After two federal judges had deemed the new Health Care law constitutional, a Virginia federal judge appointed by George W. Bush has deemed it’s “individual mandate” provision unconstitutional. The New York Times has the story:
A federal judge in Virginia ruled on Monday that the keystone provision in the Obama health care law is unconstitutional, becoming the first judge to invalidate any part of the sprawling act and ensuring that appellate courts will receive contradictory opinions from below.
The judge, Henry E. Hudson of Federal District Court in Richmond, said the law’s requirement that most Americans obtain insurance exceeded the regulatory authority granted to Congress under the Commerce Clause.
In a 42-page opinion, Judge Hudson wrote: “Neither the Supreme Court nor any federal circuit court of appeals has extended Commerce Clause powers to compel an individual to involuntarily enter the stream of commerce by purchasing a commodity in the private market.”
Allowing Congress to exert such authority, he said, “would invite unbridled exercise of federal police powers.”

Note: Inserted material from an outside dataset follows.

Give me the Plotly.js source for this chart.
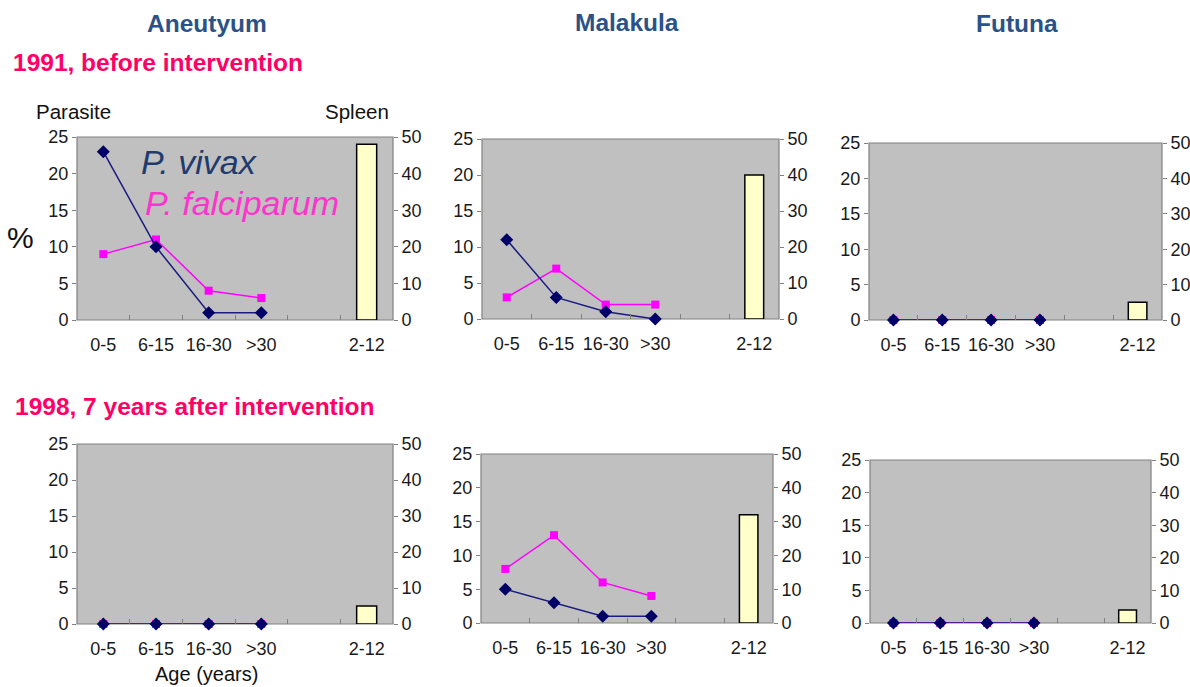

Compelling vehicle owners to carry accident insurance, as states do, is considered a different matter because the Constitution gives the states broad police powers that have been interpreted to encompass that. Furthermore, there is no statutory requirement that people possess cars, only a requirement that they have insurance as a condition of doing so. By contrast, the plaintiffs in the health care case argue that the new law requires people to obtain health insurance simply because they exist.
The insurance mandate is central to the law’s mission of covering more than 30 million people who are uninsured. Insurers argue that only by requiring healthy people to have policies can they afford to pay for those with expensive conditions. But Judge Hudson ruled that many of the law’s other provisions could be severed legally and would survive even if the mandate is invalidated.
Judge Hudson is the third district court judge to reach a determination on the merits in one of the two dozen lawsuits challenging the health care law. The other judges, in Detroit and Lynchburg, Va., have upheld the law. Lawyers say the appellate process could last another two years before the Supreme Court settles the dispute.
The opinion by Judge Hudson, who has a long history in Republican politics in Northern Virginia, continued a partisan pattern in the health care cases. Thus far, judges appointed by Republican presidents have ruled consistently against the Obama administration, while Democratic appointees have found for it.